かなり旬はすぎているのでしょうが、やはり通しで読んでおこうと思って手に取りました。
(p7より引用) 企業の成功のために重要な、論理的で正当な経営判断が、企業がリーダーシップを失う原因にもなる。
とあるように、オッと思うようなセンセーショナルな指摘です。
その論旨は最終章にまとめとしてコンパクトに整理されています。
まずは、市場(ニーズ)と技術の進歩のテンポのズレを議論の前提とします。
(p267より引用) 第一に、市場が求める、あるいは市場が吸収できる進歩のペースは、技術によって供給される進歩のペースとは異なる場合がある。
そのため、既存技術を前提とした市場に、新たな技術(による製品)が、その市場の許容する最低水準の機能レベルを満たした形で参入してくることがあります。
ここから、優良企業の論理的かつ正当な経営判断が動き始めます。
(p268より引用) 第二に、イノベーションのマネジメントには、資源配分プロセスが反映される。
(p268より引用) 第三に、あらゆるイノベーションの問題には、資源配分の問題と同様、市場と技術の組み合わせの問題もともなう。成功している企業は、持続的技術を商品化し、顧客が求めるものを絶えず改良して提供する能力に長けている。この能力は、持続的技術に取り組むには貴重だが、破壊的技術に取り組む際には、目的をはたすことができない。
成功している企業は、現在の顧客のニーズを、従来技術の改良により充足させようとします。その論理的な判断は、現在の顧客に受け入れられないような技術に対して、企業の限られた資源を分配しようとはしません。

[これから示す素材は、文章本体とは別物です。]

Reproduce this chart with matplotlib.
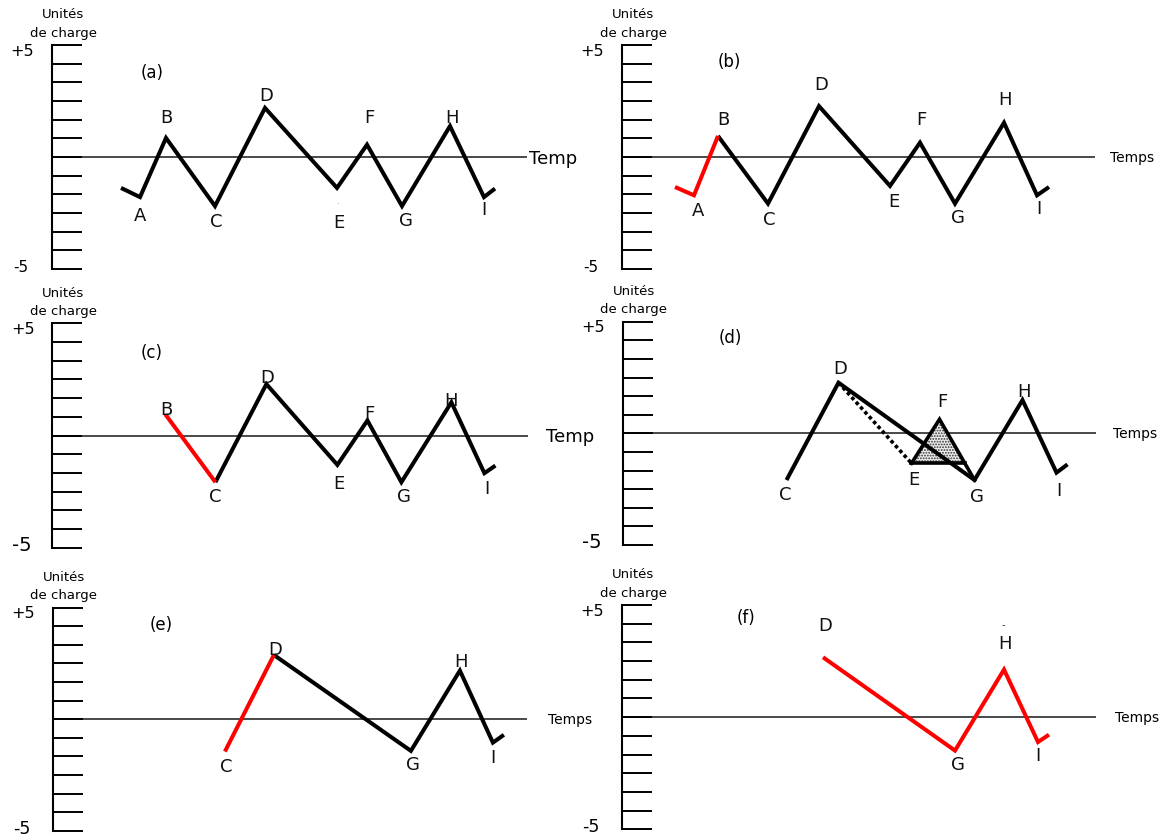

(p269より引用) 第四に、たいていの組織の能力は、経営者が考えるよりはるかに専門化されており、特定の状況にのみ対応できるものである。
論理的な判断のベースには、通常「情報」があります。この点も、破壊的技術を扱う場合はだいぶ勝手が違います。成功している企業は、そもそも破壊的技術に関する情報を持ち合わせていないのです。
(p270より引用) 第五に、破壊的技術に直面したとき、目標を定めて大規模な投資を行うために必要な情報は存在しないことが多い。コストをかけず、すばやく柔軟に市場と製品に進出することによって、情報を生み出す必要がある。
破壊的技術と持続的技術は、基本的なコンセプトが全く異なります。
したがって、分割損とかを気にすることなく、それぞれに対して全く別の取り組みをしなくてはならないと言います。
(p270より引用) 第六に、つねに先駆者となる、つねに追随者となるといった一面的な技術戦略をとるのは賢明なことではない。企業は、破壊的技術と持続的技術のどちらに取り組むかによって、明確に異なる姿勢をとる必要がある。
持続的技術にもとづく市場戦略は従来からのオーソドックスな王道があります。
クリステンセン氏は、その王道が、破壊的技術による市場参入を阻む最大の障壁だと指摘します。
(p270より引用) 第七に、・・・新規参入や市場の移動に対しては、経済学者が定義し、重視してきたような障壁とはまったく別の、強力な障壁がある。・・・破壊的技術は、投資することが最も重要な時期にはほとんど意味を持たないため、実績ある企業の慣習的な経営知識が参入や市場移動の障壁になることはまちがいないと思ってよい。この障壁は、それほど強力に浸透している。
そしてその障壁を越える方策を次のように示します。
(p271より引用) 実績ある企業でも、この障壁を超えることは可能である。・・・持続的イノベーションと破壊的イノベーションというまったく異なる仕事を、顧客に邪魔されることなく、支援できる環境をつくる必要がある。
本書で論じているジレンマは、「顧客によるミスリード」が根源とも言えます。
それゆえ、従来型の顧客重視の優良企業はすべて、「破壊的技術」に直面すると打ち手を誤り、市場から去っていくことになるというのです。